Konstrüktivizm ve Eğitim Uygulamaları

Konstrüktivist düşünürlerin teorileri, eğitim uygulamalarını önemli ölçüde etkilemiştir. Konstrüktivist öğretim yöntemleri, öğrencilerin kendi bilgilerini inşa etmelerine yardımcı olmayı hedefler. Bu yöntemler, öğrencilere problem çözme, eleştirel düşünme ve işbirliği gibi beceriler kazandırmayı amaçlar. Öğrencilerin aktif katılımı, bireysel farklilikların göz önünde bulundurulması, öğrenme süreçlerinin özelleştirilmesi konstrüktivist eğitim anlayışının temel özelliklerindendir.

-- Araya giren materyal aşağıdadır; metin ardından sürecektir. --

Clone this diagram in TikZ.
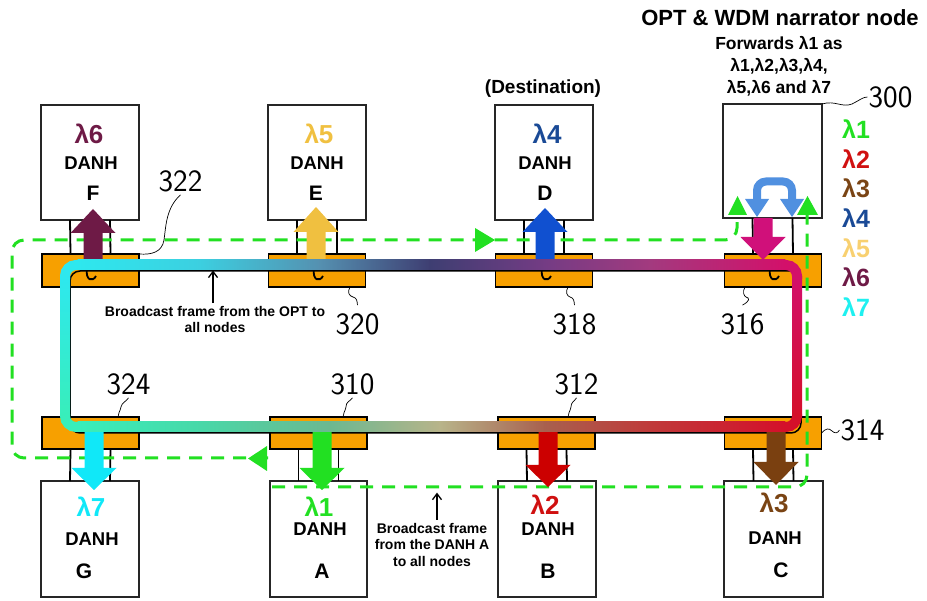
\documentclass[tikz,border=0pt]{standalone}
\usepackage{fontspec}
\setmainfont{Liberation Sans}
\usetikzlibrary{calc,arrows.meta}
\definecolor{orng}{HTML}{F7A000}
\definecolor{lamA}{HTML}{22E022}
\definecolor{lamB}{HTML}{D01010}
\definecolor{lamC}{HTML}{7A4414}
\definecolor{lamD}{HTML}{1A4A96}
\definecolor{lamE}{HTML}{F8D070}
\definecolor{lamF}{HTML}{6E1A46}
\definecolor{lamG}{HTML}{1EF0F0}
\definecolor{arrF}{HTML}{6E1A46}
\definecolor{arrE}{HTML}{F0C040}
\definecolor{arrD}{HTML}{1050D0}
\definecolor{arrM}{HTML}{D0107A}
\definecolor{arrG}{HTML}{10E8F8}
\definecolor{arrA}{HTML}{22E022}
\definecolor{arrB}{HTML}{CC0000}
\definecolor{arrC}{HTML}{7A4010}
\definecolor{bridge}{HTML}{5090E0}
\definecolor{bT0}{HTML}{2EE8EE}
\definecolor{bT1}{HTML}{3CCFE0}
\definecolor{bT2}{HTML}{5590B0}
\definecolor{bT3}{HTML}{3E3E72}
\definecolor{bT4}{HTML}{743C84}
\definecolor{bT5}{HTML}{A33A7F}
\definecolor{bT6}{HTML}{D3106A}
\definecolor{bR1}{HTML}{D4102A}
\definecolor{bB1}{HTML}{C03A3A}
\definecolor{bB2}{HTML}{A8604E}
\definecolor{bB3}{HTML}{B8B48A}
\definecolor{bB4}{HTML}{6CB890}
\definecolor{bB5}{HTML}{48D8A8}
\definecolor{bB6}{HTML}{38EEBB}
\newcommand{\blockarrow}[5]{\fill[#5] (#1-9.5,#2) -- (#1-9.5,#3) -- (#1-22.5,#3) -- (#1,#4) -- (#1+22.5,#3) -- (#1+9.5,#3) -- (#1+9.5,#2) -- cycle;}
\begin{document}
\begin{tikzpicture}[x=1pt,y=-1pt,
  box/.style={draw=black!85, line width=2.2pt, fill=white, minimum width=98pt, minimum height=115pt, inner sep=0pt, outer sep=0pt},
  coup/.style={draw=black, line width=1.3pt, fill=orng, minimum width=97pt, minimum height=33pt, inner sep=0pt, outer sep=0pt},
  leg/.style={black, line width=1.8pt},
  gdash/.style={draw=lamA, line width=3pt, dash pattern=on 13pt off 9pt, rounded corners=12pt},
  lbl/.style={font=\bfseries\fontsize{18.5}{20}\selectfont, inner sep=0pt},
  big/.style={font=\bfseries\fontsize{21}{22}\selectfont, inner sep=0pt},
  lam/.style={font=\bfseries\fontsize{26}{27}\selectfont, inner sep=0pt},
  num/.style={font=\sffamily\fontsize{31}{31}\selectfont, inner sep=0pt},
  lead/.style={black, line width=0.7pt},
  note/.style={font=\bfseries\fontsize{14}{16}\selectfont, inner sep=0pt, align=center}]
\useasboundingbox (0,0) rectangle (927,601);
% couplers
\node[coup] (Fc) at (90.5,270.5) {};
\node[coup] (Ec) at (317,270.5) {};
\node[coup] (Dc) at (544,270.5) {};
\node[coup] (C316) at (773,270.5) {};
\node[coup, minimum height=32pt] (Gc) at (90.5,433) {};
\node[coup, minimum height=32pt] (Ac) at (318.5,433) {};
\node[coup, minimum height=32pt] (Bc) at (546.5,433) {};
\node[coup, minimum height=32pt] (C314) at (773,433) {};
% boxes
\node[box] (F) at (90,162.5) {};
\node[box] (E) at (317,162.5) {};
\node[box] (D) at (544,162.5) {};
\node[box, minimum width=99pt, minimum height=114pt] (N300) at (772.5,161) {};
\node[box, minimum height=116pt] (G) at (90,539) {};
\node[box, minimum width=97pt, minimum height=116pt] (A) at (318.5,539) {};
\node[box, minimum height=116pt] (B) at (547,539) {};
\node[box, minimum width=99pt, minimum height=116pt] (C) at (773.5,539) {};
% legs
\foreach \b/\c in {F/Fc,E/Ec,D/Dc,N300/C316}{
  \draw[leg] ([xshift=-20pt]\b.south) -- ([xshift=-20pt]\c.north);
  \draw[leg] ([xshift=20pt]\b.south) -- ([xshift=20pt]\c.north);}
\foreach \b/\c in {G/Gc,A/Ac,B/Bc,C/C314}{
  \draw[leg] ([xshift=-20pt]\c.south) -- ([xshift=-20pt]\b.north);
  \draw[leg] ([xshift=20pt]\c.south) -- ([xshift=20pt]\b.north);}
% coupler marks
\foreach \cx in {91,318,546,774}{
  \draw[black, line width=1.8pt] (\cx-4,268) .. controls (\cx-6,281) and (\cx+2,282) .. (\cx+5,276);}
% black ring line
\draw[black, line width=1.5pt, rounded corners=10pt] (70,271) rectangle (801,433);
% green dashed paths
\draw[gdash] (268,458) -- (12,458) -- (12,240) -- (737,240) -- (737,214);
\draw[gdash] (272,487) -- (807,487) -- (807,214);
\fill[lamA] (267,446) -- (267,471) -- (248,458.5) -- cycle;
\fill[lamA] (475,228) -- (475,252) -- (495,240) -- cycle;
% block arrows
\blockarrow{93}{262}{233}{209}{arrF}
\blockarrow{316}{262}{232}{207}{arrE}
\blockarrow{545}{262}{232}{208}{arrD}
\blockarrow{763}{218}{237}{260}{arrM}
\blockarrow{94}{430}{468}{490}{arrG}
\blockarrow{322}{430}{468}{490}{arrA}
\blockarrow{548}{430}{465}{487}{arrB}
\blockarrow{776}{430}{462}{485}{arrC}
% gradient band
\foreach \xa/\xb/\ca/\cb in {78/200/bT0/bT1,200/320/bT1/bT2,320/430/bT2/bT3,430/545/bT3/bT4,545/650/bT4/bT5,650/785/bT5/bT6}{
  \shade[left color=\ca, right color=\cb] (\xa-0.4,260) rectangle (\xb+0.4,270);}
\foreach \xa/\xb/\ca/\cb in {78/200/bB6/bB5,200/330/bB5/bB4,330/440/bB4/bB3,440/545/bB3/bB2,545/650/bB2/bB1,650/785/bB1/bR1}{
  \shade[left color=\ca, right color=\cb] (\xa-0.4,422) rectangle (\xb+0.4,432);}
\shade[top color=bT6, bottom color=bR1] (792,277) rectangle (802,416);
\shade[top color=bT0, bottom color=bB6] (60,277) rectangle (70,416);
\draw[line width=10pt, bT0, rounded corners=11pt] (65,279) -- (65,265) -- (79,265);
\draw[line width=10pt, bT6, rounded corners=11pt] (784,265) -- (797,265) -- (797,279);
\draw[line width=10pt, bR1, rounded corners=11pt] (797,414) -- (797,427) -- (784,427);
\draw[line width=10pt, bB6, rounded corners=11pt] (79,427) -- (65,427) -- (65,414);
% bridge inside 300
\draw[bridge, line width=8pt, rounded corners=9pt] (757,201) -- (757,181.5) -- (792,181.5) -- (792,201);
\fill[bridge] (745,199) -- (769,199) -- (757,217) -- cycle;
\fill[bridge] (780,199) -- (804,199) -- (792,217) -- cycle;
\fill[lamA] (728,215) -- (747,215) -- (737.5,196) -- cycle;
\fill[lamA] (797,215) -- (818,215) -- (807.5,196) -- cycle;
% box texts
\node[lam, text=lamF] (tF1) at (89,134) {λ6};
\node[lbl] (tF2) at (91,163) {DANH};
\node[big] (tF3) at (93,193) {F};
\node[lam, text=arrE] (tE1) at (319,134) {λ5};
\node[lbl] (tE2) at (317,163) {DANH};
\node[big] (tE3) at (316,193) {E};
\node[lam, text=lamD] (tD1) at (547,134) {λ4};
\node[lbl] (tD2) at (545,163) {DANH};
\node[big] (tD3) at (545,193) {D};
\node[font=\bfseries\fontsize{19}{20}\selectfont, inner sep=0pt] (dest) at (543,89) {(Destination)};
\node[lam, text=arrG] (tG1) at (91,507) {λ7};
\node[lbl] (tG2) at (92,539) {DANH};
\node[big] (tG3) at (84,571) {G};
\node[lam, text=arrA] (tA1) at (319,507) {λ1};
\node[lbl] (tA2) at (320,529) {DANH};
\node[big] (tA3) at (322,571) {A};
\node[lam, text=lamB] (tB1) at (545,505) {λ2};
\node[lbl] (tB2) at (548,529) {DANH};
\node[big] (tB3) at (548,571) {B};
\node[lam, text=lamC] (tC1) at (774,503) {λ3};
\node[lbl] (tC2) at (775,538) {DANH};
\node[big] (tC3) at (781,570) {C};
% title
\node[font=\bfseries\fontsize{22}{24}\selectfont, inner sep=0pt] (title) at (780,18) {OPT \& WDM narrator node};
\node[font=\bfseries\fontsize{17.5}{22}\selectfont, inner sep=0pt, align=center] (fw) at (779,66) {Forwards λ1 as\\λ1,λ2,λ3,λ4,\\λ5,λ6 and λ7};
% legend
\foreach \t/\c [count=\i from 0] in {λ1/lamA,λ2/lamB,λ3/lamC,λ4/lamD,λ5/lamE,λ6/lamF,λ7/lamG}{
  \node[lam, font=\bfseries\fontsize{25}{26}\selectfont, text=\c, anchor=west] (leg\i) at (842,129+29.7*\i) {\t};}
% notes
\node[note] (n1) at (215,319.5) {Broadcast frame from the OPT to\\all nodes};
\draw[black, line width=1.3pt, -{Straight Barb[length=6pt,width=9pt]}] ([xshift=-2pt,yshift=3pt]n1.north) -- ([xshift=-2pt]n1.north |- Fc.center);
\node[note, font=\bfseries\fontsize{14}{16.5}\selectfont] (n2) at (432,544.5) {Broadcast frame\\from the DANH A\\to all nodes};
\draw[black, line width=1.3pt, -{Straight Barb[length=6pt,width=9pt]}] ([xshift=5pt,yshift=3pt]n2.north) -- ++(0,-27);
% reference numbers
\node[num] (l322) at (180.5,181) {322};
\node[num] (l320) at (357.5,324) {320};
\node[num] (l318) at (574.5,324) {318};
\node[num] (l316) at (742.5,324) {316};
\node[num] (l324) at (128.5,384) {324};
\node[num] (l310) at (352.5,384) {310};
\node[num] (l312) at (576.5,384) {312};
\node[num] (l314) at (862.5,430) {314};
\node[num] (l300) at (890.5,97) {300};
\draw[lead] ([yshift=-3pt]l322.south) .. controls (166,208) and (166,226) .. (164,240) .. controls (162,252) and (152,255) .. (Fc.north east);
\draw[lead] ([xshift=33pt]Ec.south) .. controls (347,292) and (349,296) .. (353,297) .. controls (357,298) and (357,301) .. ([yshift=8pt]l320.north);
\draw[lead] ([xshift=24pt]Dc.south) .. controls (565,292) and (567,296) .. (570,297) .. controls (574,298) and (574,301) .. ([yshift=8pt]l318.north);
\draw[lead] ([xshift=-28pt]C316.south) .. controls (742,292) and (744,296) .. (746,297) .. controls (750,298) and (750,301) .. ([yshift=8pt]l316.north);
\draw[lead] ([yshift=-3pt]l324.south) .. controls (126,402) and (122,402) .. (121,407) .. controls (120,412) and (118,413) .. ([xshift=27.5pt]Gc.north);
\draw[lead] ([yshift=-3pt]l310.south) .. controls (349,402) and (346,402) .. (346,407) .. controls (345,412) and (343,413) .. ([xshift=24.5pt]Ac.north);
\draw[lead] ([yshift=-3pt]l312.south) .. controls (574,402) and (571,402) .. (571,407) .. controls (570,412) and (568,413) .. ([xshift=21.5pt]Bc.north);
\draw[lead] (C314.east) .. controls (826,428) and (829,428) .. (832,431) .. controls (835,434) and (838,433) .. ([xshift=-1pt]l314.west);
\draw[lead] (N300.north east) .. controls (835,100) and (842,108) .. (852,104) .. controls (860,100) and (863,97) .. ([xshift=-1pt]l300.west);
\end{tikzpicture}
\end{document}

Eğitimde konstrüktivizm uygulamalarının bir örneği, proje tabanlı öğrenme (PBL) metodudur. Bu yöntem, öğrencilerin gerçek dünya problemleri üzerinde çalışarak bilgi edinmelerini sağlar. Ayrıca, grup çalışmaları ve işbirlikli öğrenme de bu yaklaşımın önemli bileşenlerindendir.

Sonuç

Konstrüktivizm, öğrenme ve öğretme süreçlerini yeniden şekillendiren önemli bir teorik yaklaşımdır. Jean Piaget, Lev Vygotsky, Jerome Bruner gibi isimler, bu akımın temellerini atmış ve öğrenmenin dinamik, etkileşimli bir süreç olduğunu vurgulamışlardır. Konstrüktivist teori, eğitimde öğrencilerin aktif katılımını teşvik eder ve öğrenmenin yalnızca bireysel değil, sosyal ve kültürel bir etkileşim olduğunu kabul eder. Bu anlayış, öğretim stratejilerinde önemli değişikliklere yol açmış ve daha etkili öğrenme deneyimlerinin oluşmasına olanak tanımıştır.